| Written instruction |
Starting at the first line of the listing below, repeat each line exactly until the line containing "from matplotlib.patches import Rectangle", which you include. Leave out pictures.

──────────

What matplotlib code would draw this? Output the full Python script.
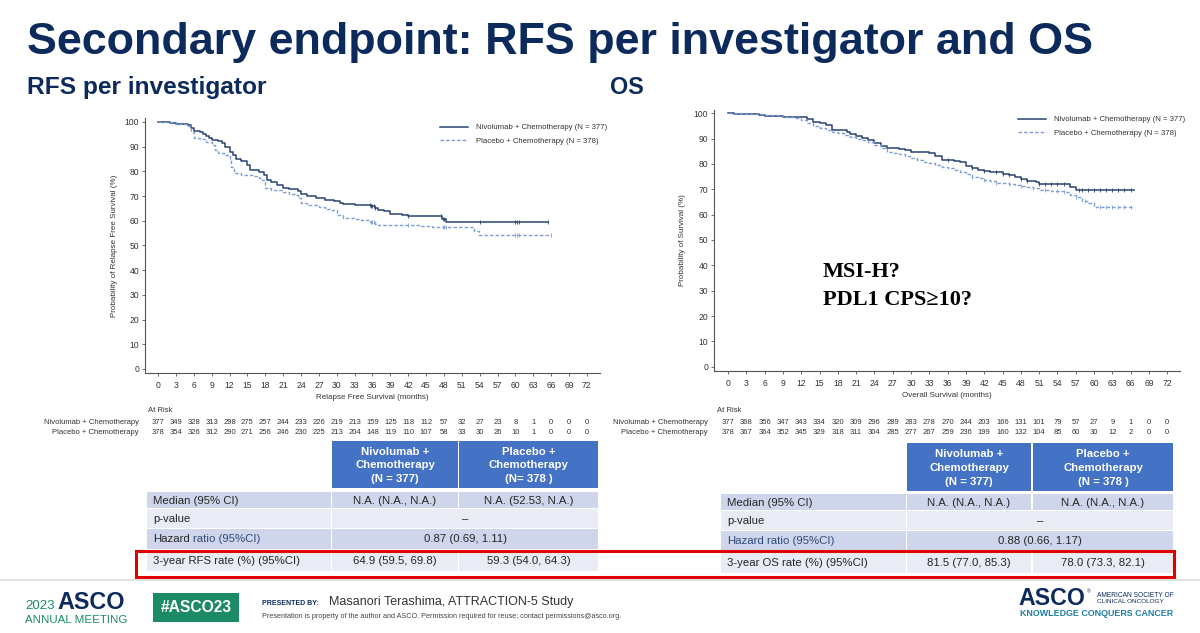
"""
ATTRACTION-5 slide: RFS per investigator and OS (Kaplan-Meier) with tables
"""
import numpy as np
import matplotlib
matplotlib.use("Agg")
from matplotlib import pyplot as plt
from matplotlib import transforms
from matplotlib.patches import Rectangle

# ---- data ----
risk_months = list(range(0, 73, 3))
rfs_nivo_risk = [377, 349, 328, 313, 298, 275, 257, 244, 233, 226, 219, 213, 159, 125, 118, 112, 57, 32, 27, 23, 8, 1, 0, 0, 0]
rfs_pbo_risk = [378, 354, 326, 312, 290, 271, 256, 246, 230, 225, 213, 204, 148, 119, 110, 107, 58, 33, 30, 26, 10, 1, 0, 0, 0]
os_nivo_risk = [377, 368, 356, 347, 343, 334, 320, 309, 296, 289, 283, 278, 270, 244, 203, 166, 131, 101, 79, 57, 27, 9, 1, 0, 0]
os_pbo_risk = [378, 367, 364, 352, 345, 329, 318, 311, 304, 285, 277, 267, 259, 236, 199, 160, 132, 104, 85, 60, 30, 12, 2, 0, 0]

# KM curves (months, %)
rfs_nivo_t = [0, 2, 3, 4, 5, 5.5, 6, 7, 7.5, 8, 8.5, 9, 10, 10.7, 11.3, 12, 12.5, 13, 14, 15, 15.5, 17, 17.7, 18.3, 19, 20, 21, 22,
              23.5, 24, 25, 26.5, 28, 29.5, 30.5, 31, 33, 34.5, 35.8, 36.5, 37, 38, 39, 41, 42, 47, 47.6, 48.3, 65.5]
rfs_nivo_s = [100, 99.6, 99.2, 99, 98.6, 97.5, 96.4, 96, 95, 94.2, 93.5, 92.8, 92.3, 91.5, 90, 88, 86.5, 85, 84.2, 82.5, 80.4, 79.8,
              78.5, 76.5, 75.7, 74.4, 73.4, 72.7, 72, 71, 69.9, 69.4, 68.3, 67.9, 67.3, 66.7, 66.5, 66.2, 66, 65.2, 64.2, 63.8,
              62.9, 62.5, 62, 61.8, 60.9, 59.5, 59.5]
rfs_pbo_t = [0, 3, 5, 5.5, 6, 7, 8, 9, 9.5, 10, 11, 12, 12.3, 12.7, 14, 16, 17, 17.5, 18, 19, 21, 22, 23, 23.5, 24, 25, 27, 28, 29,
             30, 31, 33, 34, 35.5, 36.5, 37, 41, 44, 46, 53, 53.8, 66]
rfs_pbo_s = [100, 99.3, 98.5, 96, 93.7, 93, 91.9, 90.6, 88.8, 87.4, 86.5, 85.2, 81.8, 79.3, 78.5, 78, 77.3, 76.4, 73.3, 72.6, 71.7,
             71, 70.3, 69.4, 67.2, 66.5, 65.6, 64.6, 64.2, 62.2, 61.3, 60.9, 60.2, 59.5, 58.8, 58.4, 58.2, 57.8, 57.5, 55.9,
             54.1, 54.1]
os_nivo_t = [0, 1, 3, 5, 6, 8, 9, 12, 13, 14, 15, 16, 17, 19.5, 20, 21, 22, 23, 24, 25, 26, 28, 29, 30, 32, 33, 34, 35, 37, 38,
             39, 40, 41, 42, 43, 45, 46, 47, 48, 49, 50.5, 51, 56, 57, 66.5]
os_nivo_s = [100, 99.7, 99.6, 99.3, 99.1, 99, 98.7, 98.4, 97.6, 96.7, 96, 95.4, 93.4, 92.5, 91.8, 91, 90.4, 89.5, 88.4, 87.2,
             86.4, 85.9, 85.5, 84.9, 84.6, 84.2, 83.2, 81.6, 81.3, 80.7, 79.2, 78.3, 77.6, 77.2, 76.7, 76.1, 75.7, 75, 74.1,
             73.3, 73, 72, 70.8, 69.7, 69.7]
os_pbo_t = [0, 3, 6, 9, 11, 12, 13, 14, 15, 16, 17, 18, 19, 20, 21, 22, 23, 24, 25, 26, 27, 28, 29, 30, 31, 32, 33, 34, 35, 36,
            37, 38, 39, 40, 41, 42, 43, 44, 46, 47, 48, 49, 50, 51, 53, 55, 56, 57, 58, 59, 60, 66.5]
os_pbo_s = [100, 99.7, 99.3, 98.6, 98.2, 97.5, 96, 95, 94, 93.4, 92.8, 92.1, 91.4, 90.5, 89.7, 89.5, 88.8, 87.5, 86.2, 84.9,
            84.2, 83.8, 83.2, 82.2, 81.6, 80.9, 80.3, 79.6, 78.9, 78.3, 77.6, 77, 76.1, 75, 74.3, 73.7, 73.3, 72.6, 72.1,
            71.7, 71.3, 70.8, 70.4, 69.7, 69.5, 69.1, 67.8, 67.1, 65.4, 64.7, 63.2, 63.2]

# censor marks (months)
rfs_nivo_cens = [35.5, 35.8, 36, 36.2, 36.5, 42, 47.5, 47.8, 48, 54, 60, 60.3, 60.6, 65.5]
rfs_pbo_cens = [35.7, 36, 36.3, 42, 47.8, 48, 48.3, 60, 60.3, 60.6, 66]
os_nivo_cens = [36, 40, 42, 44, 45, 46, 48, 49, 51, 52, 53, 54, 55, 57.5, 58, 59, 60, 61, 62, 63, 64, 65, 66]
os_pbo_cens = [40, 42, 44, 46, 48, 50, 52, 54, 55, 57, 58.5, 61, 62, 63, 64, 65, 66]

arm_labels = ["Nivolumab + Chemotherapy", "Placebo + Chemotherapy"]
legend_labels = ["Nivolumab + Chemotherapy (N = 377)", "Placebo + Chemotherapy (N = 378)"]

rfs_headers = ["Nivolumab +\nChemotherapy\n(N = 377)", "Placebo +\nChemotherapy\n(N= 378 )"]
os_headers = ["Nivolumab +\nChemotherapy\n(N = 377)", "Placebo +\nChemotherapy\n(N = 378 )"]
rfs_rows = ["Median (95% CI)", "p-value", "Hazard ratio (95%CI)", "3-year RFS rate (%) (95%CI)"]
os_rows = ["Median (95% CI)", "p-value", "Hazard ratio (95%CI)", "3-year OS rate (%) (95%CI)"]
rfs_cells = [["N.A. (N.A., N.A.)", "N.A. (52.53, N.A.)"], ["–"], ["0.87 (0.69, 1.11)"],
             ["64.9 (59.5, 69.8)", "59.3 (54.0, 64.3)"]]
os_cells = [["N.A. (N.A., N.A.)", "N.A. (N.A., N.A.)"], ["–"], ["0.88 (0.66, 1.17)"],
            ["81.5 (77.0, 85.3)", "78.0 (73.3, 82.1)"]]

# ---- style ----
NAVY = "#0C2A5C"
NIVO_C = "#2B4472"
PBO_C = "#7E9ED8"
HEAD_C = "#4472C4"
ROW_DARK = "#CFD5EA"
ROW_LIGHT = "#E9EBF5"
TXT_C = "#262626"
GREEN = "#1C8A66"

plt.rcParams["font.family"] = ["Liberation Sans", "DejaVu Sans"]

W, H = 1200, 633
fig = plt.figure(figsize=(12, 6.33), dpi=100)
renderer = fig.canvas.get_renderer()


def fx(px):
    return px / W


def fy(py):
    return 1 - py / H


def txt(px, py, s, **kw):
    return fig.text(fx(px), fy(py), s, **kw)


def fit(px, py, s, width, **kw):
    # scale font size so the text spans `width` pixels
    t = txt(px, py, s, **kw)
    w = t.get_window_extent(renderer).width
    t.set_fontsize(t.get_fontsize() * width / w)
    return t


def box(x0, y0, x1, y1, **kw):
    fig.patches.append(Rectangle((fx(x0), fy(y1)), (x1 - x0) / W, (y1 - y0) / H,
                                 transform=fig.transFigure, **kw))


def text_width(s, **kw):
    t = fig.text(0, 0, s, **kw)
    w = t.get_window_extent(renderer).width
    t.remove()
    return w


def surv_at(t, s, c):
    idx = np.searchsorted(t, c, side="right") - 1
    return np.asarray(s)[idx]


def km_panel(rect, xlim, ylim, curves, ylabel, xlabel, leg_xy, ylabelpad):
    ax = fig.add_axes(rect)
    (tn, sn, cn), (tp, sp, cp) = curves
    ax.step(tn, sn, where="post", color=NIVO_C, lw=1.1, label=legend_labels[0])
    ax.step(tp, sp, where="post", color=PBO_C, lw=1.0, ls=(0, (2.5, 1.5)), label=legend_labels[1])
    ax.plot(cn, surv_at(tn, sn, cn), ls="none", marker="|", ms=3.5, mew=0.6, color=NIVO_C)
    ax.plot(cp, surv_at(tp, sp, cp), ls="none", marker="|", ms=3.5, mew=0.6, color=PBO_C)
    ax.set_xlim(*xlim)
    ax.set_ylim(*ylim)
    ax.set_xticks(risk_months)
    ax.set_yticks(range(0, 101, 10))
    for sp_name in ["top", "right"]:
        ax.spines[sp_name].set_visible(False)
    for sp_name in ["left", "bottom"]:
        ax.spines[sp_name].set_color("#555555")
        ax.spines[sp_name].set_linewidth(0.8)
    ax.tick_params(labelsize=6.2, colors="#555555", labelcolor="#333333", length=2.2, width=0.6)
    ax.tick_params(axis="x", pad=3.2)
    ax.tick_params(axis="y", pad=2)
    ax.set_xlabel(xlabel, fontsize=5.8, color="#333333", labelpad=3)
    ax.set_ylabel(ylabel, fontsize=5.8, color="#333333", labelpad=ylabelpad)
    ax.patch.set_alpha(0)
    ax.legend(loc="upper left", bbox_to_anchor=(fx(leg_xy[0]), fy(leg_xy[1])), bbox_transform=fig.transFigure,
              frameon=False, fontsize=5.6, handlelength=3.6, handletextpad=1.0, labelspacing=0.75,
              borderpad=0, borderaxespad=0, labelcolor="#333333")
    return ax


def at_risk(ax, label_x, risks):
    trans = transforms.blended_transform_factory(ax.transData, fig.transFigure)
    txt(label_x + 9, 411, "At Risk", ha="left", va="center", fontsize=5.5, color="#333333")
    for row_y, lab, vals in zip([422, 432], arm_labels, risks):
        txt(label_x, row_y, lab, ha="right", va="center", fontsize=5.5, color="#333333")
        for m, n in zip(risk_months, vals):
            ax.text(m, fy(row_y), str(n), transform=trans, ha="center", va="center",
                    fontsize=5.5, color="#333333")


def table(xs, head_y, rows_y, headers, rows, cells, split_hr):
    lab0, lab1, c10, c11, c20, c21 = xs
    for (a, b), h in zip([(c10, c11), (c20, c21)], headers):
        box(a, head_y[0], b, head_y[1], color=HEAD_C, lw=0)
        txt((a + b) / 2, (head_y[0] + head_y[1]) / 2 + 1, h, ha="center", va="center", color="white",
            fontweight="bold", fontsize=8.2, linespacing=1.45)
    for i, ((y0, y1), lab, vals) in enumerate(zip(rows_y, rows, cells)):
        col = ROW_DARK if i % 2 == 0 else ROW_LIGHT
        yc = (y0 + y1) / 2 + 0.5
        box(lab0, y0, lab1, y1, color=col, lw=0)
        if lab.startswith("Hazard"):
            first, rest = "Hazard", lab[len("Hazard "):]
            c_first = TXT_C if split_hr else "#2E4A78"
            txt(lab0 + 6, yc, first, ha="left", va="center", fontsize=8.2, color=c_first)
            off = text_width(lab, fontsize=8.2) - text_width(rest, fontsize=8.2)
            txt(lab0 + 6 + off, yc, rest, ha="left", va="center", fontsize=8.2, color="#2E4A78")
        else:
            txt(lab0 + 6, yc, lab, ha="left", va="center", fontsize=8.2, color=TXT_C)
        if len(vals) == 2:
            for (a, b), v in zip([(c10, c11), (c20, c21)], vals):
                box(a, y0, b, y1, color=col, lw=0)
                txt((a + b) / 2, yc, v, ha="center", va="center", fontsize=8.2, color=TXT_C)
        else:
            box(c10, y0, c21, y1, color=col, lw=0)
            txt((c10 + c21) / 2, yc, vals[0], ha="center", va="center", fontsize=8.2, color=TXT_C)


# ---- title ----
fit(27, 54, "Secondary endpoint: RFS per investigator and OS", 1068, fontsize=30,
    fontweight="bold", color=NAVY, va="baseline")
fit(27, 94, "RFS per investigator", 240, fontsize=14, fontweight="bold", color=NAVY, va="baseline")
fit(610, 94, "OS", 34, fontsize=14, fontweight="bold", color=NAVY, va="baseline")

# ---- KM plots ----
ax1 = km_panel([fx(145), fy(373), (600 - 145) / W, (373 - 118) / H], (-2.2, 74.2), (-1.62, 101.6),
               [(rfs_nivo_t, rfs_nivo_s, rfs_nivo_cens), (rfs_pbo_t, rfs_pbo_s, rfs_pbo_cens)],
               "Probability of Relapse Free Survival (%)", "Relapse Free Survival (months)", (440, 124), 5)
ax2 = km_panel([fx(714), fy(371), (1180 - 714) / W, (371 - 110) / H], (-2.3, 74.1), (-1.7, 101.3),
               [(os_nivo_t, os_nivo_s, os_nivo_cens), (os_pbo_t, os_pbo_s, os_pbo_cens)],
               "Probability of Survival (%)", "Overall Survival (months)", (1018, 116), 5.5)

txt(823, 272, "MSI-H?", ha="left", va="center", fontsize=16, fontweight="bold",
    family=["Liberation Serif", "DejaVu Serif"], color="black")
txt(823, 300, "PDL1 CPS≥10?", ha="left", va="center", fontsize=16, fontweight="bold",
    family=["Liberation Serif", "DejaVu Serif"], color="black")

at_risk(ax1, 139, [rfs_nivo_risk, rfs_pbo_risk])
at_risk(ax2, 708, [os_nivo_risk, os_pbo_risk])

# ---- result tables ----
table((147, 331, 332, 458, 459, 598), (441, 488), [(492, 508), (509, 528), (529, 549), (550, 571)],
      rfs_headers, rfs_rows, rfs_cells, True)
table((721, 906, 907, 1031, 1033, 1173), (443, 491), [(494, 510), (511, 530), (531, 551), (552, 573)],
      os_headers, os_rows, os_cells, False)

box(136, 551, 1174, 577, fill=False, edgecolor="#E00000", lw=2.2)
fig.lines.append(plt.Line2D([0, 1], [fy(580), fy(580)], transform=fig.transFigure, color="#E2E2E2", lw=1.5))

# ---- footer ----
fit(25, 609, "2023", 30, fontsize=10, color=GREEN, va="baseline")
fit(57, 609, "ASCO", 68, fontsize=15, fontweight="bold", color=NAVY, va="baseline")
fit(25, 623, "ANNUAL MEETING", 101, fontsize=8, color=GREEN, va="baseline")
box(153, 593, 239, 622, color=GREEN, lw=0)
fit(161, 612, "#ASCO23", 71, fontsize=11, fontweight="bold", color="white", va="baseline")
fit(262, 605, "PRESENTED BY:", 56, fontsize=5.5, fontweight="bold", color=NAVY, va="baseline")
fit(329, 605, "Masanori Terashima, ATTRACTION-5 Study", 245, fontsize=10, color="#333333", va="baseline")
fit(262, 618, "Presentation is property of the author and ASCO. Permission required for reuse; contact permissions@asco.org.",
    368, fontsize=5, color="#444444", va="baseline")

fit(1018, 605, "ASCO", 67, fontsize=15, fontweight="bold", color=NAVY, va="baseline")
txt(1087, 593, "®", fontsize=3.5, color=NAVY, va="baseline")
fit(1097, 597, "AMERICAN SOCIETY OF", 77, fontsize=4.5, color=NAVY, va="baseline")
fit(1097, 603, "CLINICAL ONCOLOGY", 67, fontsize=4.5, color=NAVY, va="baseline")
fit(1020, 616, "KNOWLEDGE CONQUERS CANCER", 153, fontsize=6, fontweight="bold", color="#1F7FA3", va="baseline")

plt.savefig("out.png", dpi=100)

──────────

| Expected answer |
What matplotlib code would draw this? Output the full Python script.
"""
ATTRACTION-5 slide: RFS per investigator and OS (Kaplan-Meier) with tables
"""
import numpy as np
import matplotlib
matplotlib.use("Agg")
from matplotlib import pyplot as plt
from matplotlib import transforms
from matplotlib.patches import Rectangle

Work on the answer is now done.